Oh, we discussed—everything! Everything our hearts were weary of containing. My writing, his patients, the world, our children. It didn’t seem
wrong to discuss our children with each other, at least not then. We were friends, we assured each other solemnly. Friends who corresponded almost on a daily basis,
sending letters back and forth. His “blue pills,” he called mine, for I wrote on a light blue stationery.
As friends do, we even sometimes vacationed together with our spouses; Charles liked and admired him, although neither of us
really cared much for his wife. The children all knew and loved him as the family doctor. And we might have gone on that way; he might have remained one of my small coterie of chaste admirers, those men who knew that they could never really compete with Lucky Lindy, but enjoyed sipping cocktails on his terrace with his neglected, charming wife and wondering, “what if?”

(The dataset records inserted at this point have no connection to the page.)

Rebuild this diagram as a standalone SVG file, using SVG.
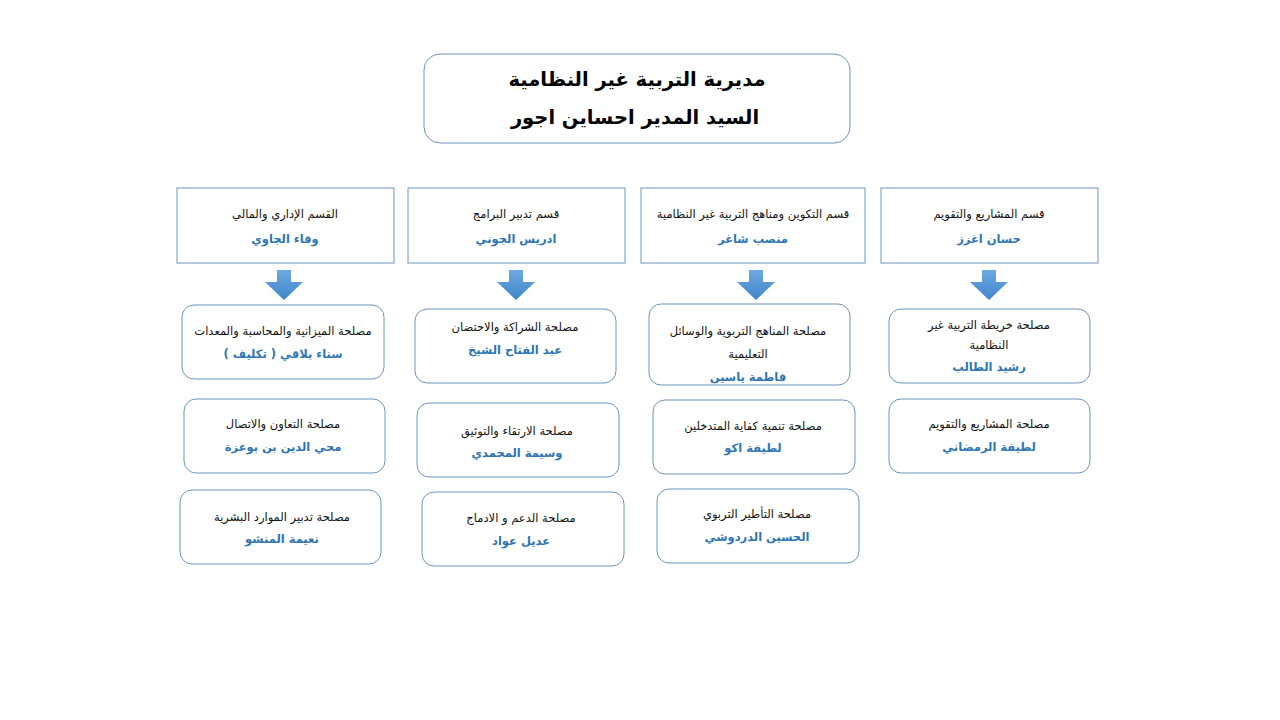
<svg xmlns="http://www.w3.org/2000/svg" width="1280" height="720" viewBox="0 0 1280 720">
<defs>
<linearGradient id="ag" x1="0" y1="0" x2="0" y2="1">
<stop offset="0" stop-color="#6fa8e0"/>
<stop offset="1" stop-color="#3f86cc"/>
</linearGradient>
<style>
.t{font-family:"DejaVu Sans","Noto Sans",sans-serif;text-anchor:middle;direction:rtl}
.h{font-size:19.5px;font-weight:bold;fill:#000}
.l{font-size:11.5px;fill:#111}
.n{font-size:11.5px;font-weight:bold;fill:#2e75b6}
.dept{fill:#fff;stroke:#6c95bf;stroke-width:1}
.svc{fill:#fff;stroke:#6c95bf;stroke-width:1}
.arr{fill:url(#ag)}
</style>
</defs>
<rect width="1280" height="720" fill="#fff"/>
<g id="director">
<rect x="424" y="54" width="426" height="89" rx="16" class="svc"/>
<text class="t h" x="637" y="86">مديرية التربية غير النظامية</text>
<text class="t h" x="635" y="124">السيد المدير احساين اجور</text>
</g>
<g id="dept1">
<rect x="177" y="188" width="217" height="75" class="dept"/>
<text class="t l" x="285" y="218">القسم الإداري والمالي</text>
<text class="t n" x="285" y="243">وفاء الجاوي</text>
</g>
<g id="dept2">
<rect x="408" y="188" width="217" height="75" class="dept"/>
<text class="t l" x="516" y="218">قسم تدبير البرامج</text>
<text class="t n" x="516" y="243">ادريس الجوني</text>
</g>
<g id="dept3">
<rect x="641" y="188" width="224" height="75" class="dept"/>
<text class="t l" x="753" y="218">قسم التكوين ومناهج التربية غير النظامية</text>
<text class="t n" x="753" y="243">منصب شاغر</text>
</g>
<g id="dept4">
<rect x="881" y="188" width="217" height="75" class="dept"/>
<text class="t l" x="989" y="218">قسم المشاريع والتقويم</text>
<text class="t n" x="989" y="243">حسان اغزز</text>
</g>
<g id="connectors">
<path class="arr" d="M277 270 H291 V282 H303 L284 300 L265 282 H277 Z"/>
<path class="arr" d="M509 270 H523 V282 H535 L516 300 L497 282 H509 Z"/>
<path class="arr" d="M749 270 H763 V282 H775 L756 300 L737 282 H749 Z"/>
<path class="arr" d="M982 270 H996 V282 H1008 L989 300 L970 282 H982 Z"/>
</g>
<g id="s1a">
<rect x="182" y="305" width="202" height="74" rx="12" class="svc"/>
<text class="t l" x="283" y="335">مصلحة الميزانية والمحاسبة والمعدات</text>
<text class="t n" x="283" y="358">سناء بلاقي ( تكليف )</text>
</g>
<g id="s1b">
<rect x="184" y="399" width="201" height="74" rx="12" class="svc"/>
<text class="t l" x="283" y="428">مصلحة التعاون والاتصال</text>
<text class="t n" x="283" y="451">محي الدين بن بوعزة</text>
</g>
<g id="s1c">
<rect x="180" y="490" width="201" height="74" rx="12" class="svc"/>
<text class="t l" x="282" y="521">مصلحة تدبير الموارد البشرية</text>
<text class="t n" x="282" y="543">نعيمة المنشو</text>
</g>
<g id="s2a">
<rect x="415" y="309" width="201" height="74" rx="12" class="svc"/>
<text class="t l" x="515" y="331">مصلحة الشراكة والاحتضان</text>
<text class="t n" x="515" y="354">عبد الفتاح الشيخ</text>
</g>
<g id="s2b">
<rect x="417" y="403" width="202" height="74" rx="12" class="svc"/>
<text class="t l" x="517" y="435">مصلحة الارتقاء والتوثيق</text>
<text class="t n" x="517" y="457">وسيمة المحمدي</text>
</g>
<g id="s2c">
<rect x="422" y="492" width="202" height="74" rx="12" class="svc"/>
<text class="t l" x="521" y="522">مصلحة الدعم و الادماج</text>
<text class="t n" x="521" y="545">عديل عواد</text>
</g>
<g id="s3a">
<rect x="649" y="304" width="201" height="81" rx="12" class="svc"/>
<text class="t l" x="748" y="335">مصلحة المناهج التربوية والوسائل</text>
<text class="t l" x="748" y="358">التعليمية</text>
<text class="t n" x="748" y="381">فاطمة ياسين</text>
</g>
<g id="s3b">
<rect x="653" y="400" width="202" height="74" rx="12" class="svc"/>
<text class="t l" x="753" y="430">مصلحة تنمية كفاية المتدخلين</text>
<text class="t n" x="753" y="452">لطيفة اكو</text>
</g>
<g id="s3c">
<rect x="657" y="489" width="202" height="74" rx="12" class="svc"/>
<text class="t l" x="757" y="518">مصلحة التأطير التربوي</text>
<text class="t n" x="757" y="541">الحسين الدردوشي</text>
</g>
<g id="s4a">
<rect x="889" y="309" width="201" height="74" rx="12" class="svc"/>
<text class="t l" x="989" y="329">مصلحة خريطة التربية غير</text>
<text class="t l" x="989" y="349">النظامية</text>
<text class="t n" x="989" y="371">رشيد الطالب</text>
</g>
<g id="s4b">
<rect x="889" y="399" width="201" height="74" rx="12" class="svc"/>
<text class="t l" x="989" y="428">مصلحة المشاريع والتقويم</text>
<text class="t n" x="989" y="451">لطيفة الرمضاني</text>
</g>
</svg>
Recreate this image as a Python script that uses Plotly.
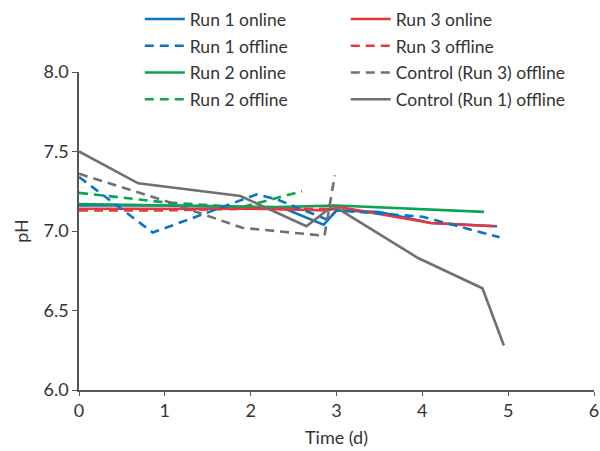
import plotly.graph_objects as go

# Data (time in days, pH)
run1_online_t = [0, 1.0, 2.0, 2.4, 2.85, 3.0, 3.5, 4.1, 4.87]
run1_online_ph = [7.16, 7.16, 7.15, 7.14, 7.04, 7.13, 7.12, 7.05, 7.03]

run1_offline_t = [0, 0.86, 2.07, 2.3, 2.9, 3.0, 4.0, 4.9]
run1_offline_ph = [7.34, 6.99, 7.23, 7.20, 7.07, 7.13, 7.09, 6.96]

run2_online_t = [0, 1.0, 2.3, 3.0, 4.72]
run2_online_ph = [7.17, 7.16, 7.15, 7.16, 7.12]

run2_offline_t = [0, 1.0, 1.9, 2.6]
run2_offline_ph = [7.24, 7.18, 7.15, 7.25]

run3_online_t = [0, 1.0, 2.0, 2.9, 3.04, 4.1, 4.84]
run3_online_ph = [7.14, 7.14, 7.14, 7.13, 7.15, 7.05, 7.03]

run3_offline_t = [0, 1.0, 2.0, 2.9]
run3_offline_ph = [7.13, 7.13, 7.14, 7.14]

ctrl3_offline_t = [0, 1.0, 1.9, 2.86, 2.98]
ctrl3_offline_ph = [7.36, 7.19, 7.02, 6.97, 7.35]

ctrl1_offline_t = [0, 0.69, 1.88, 2.65, 2.96, 3.95, 4.70, 4.95]
ctrl1_offline_ph = [7.50, 7.30, 7.22, 7.03, 7.16, 6.83, 6.64, 6.28]

BLUE = "#0b74c4"
GREEN = "#0aa550"
RED = "#e8383d"
GRAY = "#707070"
DASH = "9px,6px"
LW = 2.6

series = [
    # name, t, ph, color, dash, legend, rank
    ("Run 1 online", run1_online_t, run1_online_ph, BLUE, "solid", "legend", 1),
    ("Run 2 online", run2_online_t, run2_online_ph, GREEN, "solid", "legend", 3),
    ("Run 3 online", run3_online_t, run3_online_ph, RED, "solid", "legend2", 5),
    ("Run 3 offline", run3_offline_t, run3_offline_ph, RED, DASH, "legend2", 6),
    ("Run 2 offline", run2_offline_t, run2_offline_ph, GREEN, DASH, "legend", 4),
    ("Run 1 offline", run1_offline_t, run1_offline_ph, BLUE, DASH, "legend", 2),
    ("Control (Run 3) offline", ctrl3_offline_t, ctrl3_offline_ph, GRAY, DASH, "legend2", 7),
    ("Control (Run 1) offline", ctrl1_offline_t, ctrl1_offline_ph, GRAY, "solid", "legend2", 8),
]

fig = go.Figure()
for name, t, ph, color, dash, leg, rank in series:
    fig.add_trace(go.Scatter(
        x=t, y=ph, mode="lines", name=name,
        line=dict(color=color, width=LW, dash=dash),
        legend=leg, legendrank=rank, legendgroup=name,
    ))

FONT = dict(family="Lato, Open Sans, sans-serif", size=18, color="#333333")
LFONT = dict(family="Lato, Open Sans, sans-serif", size=17.5, color="#333333")

legend_common = dict(
    orientation="v", yanchor="top", xanchor="left",
    bgcolor="rgba(0,0,0,0)", font=LFONT, tracegroupgap=1,
    itemwidth=40,
)

fig.update_layout(
    width=600, height=451,
    margin=dict(l=79, r=6, t=72, b=61, autoexpand=False),
    plot_bgcolor="white", paper_bgcolor="white",
    font=FONT,
    showlegend=True,
    legend=dict(x=0.118, y=1.223, **legend_common),
    legend2=dict(x=0.518, y=1.223, **legend_common),
    xaxis=dict(
        range=[0, 6], dtick=1, tickformat="d",
        showline=True, linecolor="#555555", linewidth=1.5,
        ticks="outside", ticklen=4, tickcolor="#555555", tickwidth=1.2,
        showgrid=False, zeroline=False, automargin=False,
        title=dict(text="Time (d)", standoff=11, font=FONT),
        tickfont=FONT,
    ),
    yaxis=dict(
        range=[6, 8], dtick=0.5, tickformat=".1f",
        showline=True, linecolor="#555555", linewidth=1.5,
        ticks="outside", ticklen=5, tickcolor="#555555", tickwidth=1.2,
        showgrid=False, zeroline=False, automargin=False,
        title=dict(text="pH", standoff=10, font=FONT),
        tickfont=FONT,
    ),
)

fig.write_html(
    "out.html",
    config={"displayModeBar": False},
    post_script="document.body.style.margin='0';document.body.style.overflow='hidden';",
)
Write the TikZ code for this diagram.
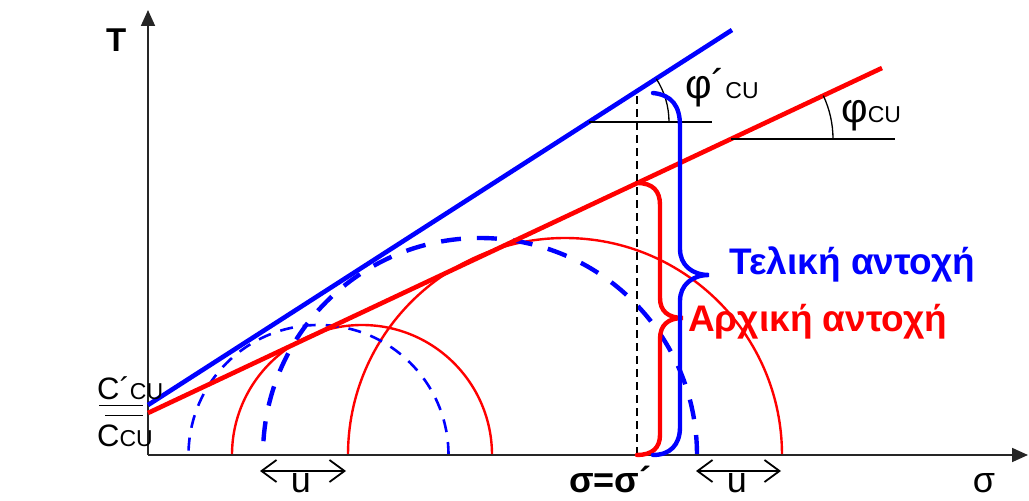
\documentclass[tikz,border=0pt]{standalone}
\usepackage{fontspec}
\setmainfont{Liberation Sans}
\usetikzlibrary{arrows.meta}
\definecolor{envred}{RGB}{255,0,0}
\definecolor{envblue}{RGB}{0,0,255}
\newcommand{\bigsz}[1]{{\fontsize{37}{40}\selectfont #1}}
\newcommand{\phisz}[1]{{\fontsize{41}{44}\selectfont #1}}
\newcommand{\axsz}[1]{{\fontsize{36}{38}\selectfont #1}}
\newcommand{\subsz}[1]{{\fontsize{23}{25}\selectfont #1}}
\tikzset{
  axisline/.style={line width=1.8pt, black!85, -{Triangle[length=16pt,width=14pt]}},
  envelope/.style={line width=4.6pt},
  mohr/.style={line width=2.4pt, envred},
  thickdash/.style={line width=4.4pt, envblue, dash pattern=on 20pt off 16pt},
  thindash/.style={line width=2.6pt, envblue, dash pattern=on 13pt off 10pt},
  thinline/.style={line width=1.3pt, black},
  brace/.style={line width=4.4pt, line cap=round},
  ushift/.style={line width=1.8pt, {Straight Barb[length=15pt,width=22pt]}-{Straight Barb[length=15pt,width=22pt]}},
  lbl/.style={inner sep=0pt, anchor=base west}
}
\begin{document}
\begin{tikzpicture}[x=1pt, y=1pt]
  \useasboundingbox (0,0) rectangle (1029,501);
  \coordinate (O) at (148,46);
  \coordinate (Ttop) at (148,491);
  \coordinate (Send) at (1028,46);
  % envelopes
  \coordinate (B0) at (148,96);
  \coordinate (B1) at (732,471);
  \coordinate (R0) at (148,88);
  \coordinate (R1) at (882,433);
  % circle centres
  \coordinate (c1) at (362,46);
  \coordinate (c2) at (565,46);
  \coordinate (d1) at (318.5,46);
  \coordinate (d2) at (480,46);
  % Mohr circles
  \draw[mohr] (c1) ++(130,0) arc[start angle=0, end angle=180, radius=130pt];
  \draw[mohr] (c2) ++(217,0) arc[start angle=0, end angle=180, radius=217pt];
  \draw[thindash] (d1) ++(130,0) arc[start angle=0, end angle=180, radius=130pt];
  \draw[thickdash] (d2) ++(217,0) arc[start angle=0, end angle=180, radius=217pt];
  % axes
  \draw[axisline] (O) -- (Ttop);
  \draw[axisline] (O) -- (Send);
  \node[lbl, font=\bfseries\fontsize{33}{36}\selectfont] (tau) at (106,449) {T};
  \node[lbl, anchor=base] (sig) at (984,9) {\axsz{σ}};
  % envelope lines
  \draw[envelope, envblue] (B0) -- (B1);
  \draw[envelope, envred] (R0) -- (R1);
  % cohesion marks
  \coordinate (cb) at (143,95.5);
  \coordinate (cr) at (143,85.5);
  \draw[thinline] (cb) -- (99,95.5);
  \draw[thinline] (cr) -- (105,85.5);
  \node[lbl] (cbl) at (97,101) {{\fontsize{31}{33}\selectfont C´}\subsz{CU}};
  \node[lbl] (crl) at (97,54) {{\fontsize{31}{33}\selectfont C}\subsz{CU}};
  % friction angles
  \coordinate (Pb) at (589,379);
  \coordinate (Pr) at (731,362);
  \draw[thinline] (Pb) -- (712,379);
  \draw[thinline] (Pr) -- (895,362);
  \draw[thinline] (Pb) ++(80,0) arc[start angle=0, end angle=32.7, radius=80pt];
  \draw[thinline] (Pr) ++(102,0) arc[start angle=0, end angle=25.2, radius=102pt];
  \node[lbl] (phib) at (685,402) {\phisz{φ´}\subsz{CU}};
  \node[lbl] (phir) at (841,378) {\phisz{φ}\subsz{CU}};
  % sigma = sigma'
  \coordinate (Dtop) at (637,410);
  \coordinate (Dbot) at (637,46);
  \draw[thinline, line width=1.2pt, dash pattern=on 8pt off 5pt] (Dbot) -- (Dtop);
  \node[lbl, font=\bfseries] (eq) at (569,9) {\axsz{σ=σ´}};
  % braces
  \draw[brace, envred] (637,318) .. controls (653,318) and (660,310) .. (660,296)
    -- (660,203) .. controls (660,190) and (668,183) .. (683,183)
    .. controls (668,183) and (660,176) .. (660,162)
    -- (660,66) .. controls (660,53) and (652,46) .. (637,46);
  \draw[brace, envblue] (653,408) .. controls (672,406) and (680,395) .. (680,375)
    -- (680,252) .. controls (680,236) and (692,226) .. (709,226)
    .. controls (692,226) and (680,216) .. (680,200)
    -- (680,74) .. controls (680,56) and (670,46) .. (653,46);
  \node[lbl, envblue, font=\bfseries] (fin) at (729,226) {\bigsz{Τελική αντοχή}};
  \node[lbl, envred, font=\bfseries] (ini) at (688,169) {\bigsz{Αρχική αντοχή}};
  % pore pressure shifts
  \coordinate (u1a) at (260,30);
  \coordinate (u1b) at (346,30);
  \coordinate (u2a) at (696,30);
  \coordinate (u2b) at (781,30);
  \draw[ushift] (u1a) -- (u1b);
  \draw[ushift] (u2a) -- (u2b);
  \node[lbl, anchor=base] (u1) at (301,9) {\axsz{u}};
  \node[lbl, anchor=base] (u2) at (737,9) {\axsz{u}};
\end{tikzpicture}
\end{document}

But there came a time when
I wanted more; my skin longed to be caressed by something warmer than silk lingerie. I wanted, I desired, I sought—so I took. I took more than I thought I was allowed, for the first time in my life; no longer the disciplined little girl my father admired, or the obedient wife my husband trained. I stepped through the looking glass to find the passionate woman who had been waiting for me, all these
years.
Buoyed by the slightly tipsy flattery of a few middle-aged men as unhappy in their marriages as I was in mine, one day I took the train into New York and checked in at the Plaza. I came to the city frequently, of course, but it seemed that always I was either accompanied by a child or lunching with Con at the Cosmopolitan Club.
For the first time, however, I truly felt on my own, an adult,
with adult decisions to make. My heart beat fast, as if on a grand adventure.
Silly
, I scolded myself;
you’ve visited here a thousand times before
. But not since I was a girl, coming in on the weekend from Smith with my college friends, had I felt so defiantly independent. I was going to rent an apartment, and even though Charles knew and approved, still I felt reckless and daring. And I had the
entire city from which to choose! I threw myself into
apartment hunting as I’d never thrown myself into house hunting before, when Charles had made most of the decisions.
This time, I was in charge, and I loved it. I loved every minute of it—the running up and down stairs with the tireless apartment agent, the nights spent going over brochures, the excitement of putting a bid in and having it
accepted; a two-bedroom apartment with a dollhouse kitchen on the Upper West Side, just a block away from Central Park. Then the decorating—the picking out of curtains, wallpaper, furniture—this last, in Charles’s opinion, a luxury since we had more than enough surplus furniture in Connecticut. Why didn’t I just take some?
Why, indeed? Because I wanted a fresh start. I didn’t tell him that, however;
I explained that with the cost of shipping it wouldn’t be that much less than buying new. Then I assured him I was keeping track of every expense in my accounting book. That seemed to mollify him.
Soon all was ready, and the first person I wanted to show it to was Charles. I felt, surprisingly, like a bride waiting to be carried over the threshold. It astonished me that still, after all that
had happened, he was the first person I wanted to share everything with; good and bad. Somehow, a thing never seemed real until he saw it or experienced it, too—and then told me how to think about it.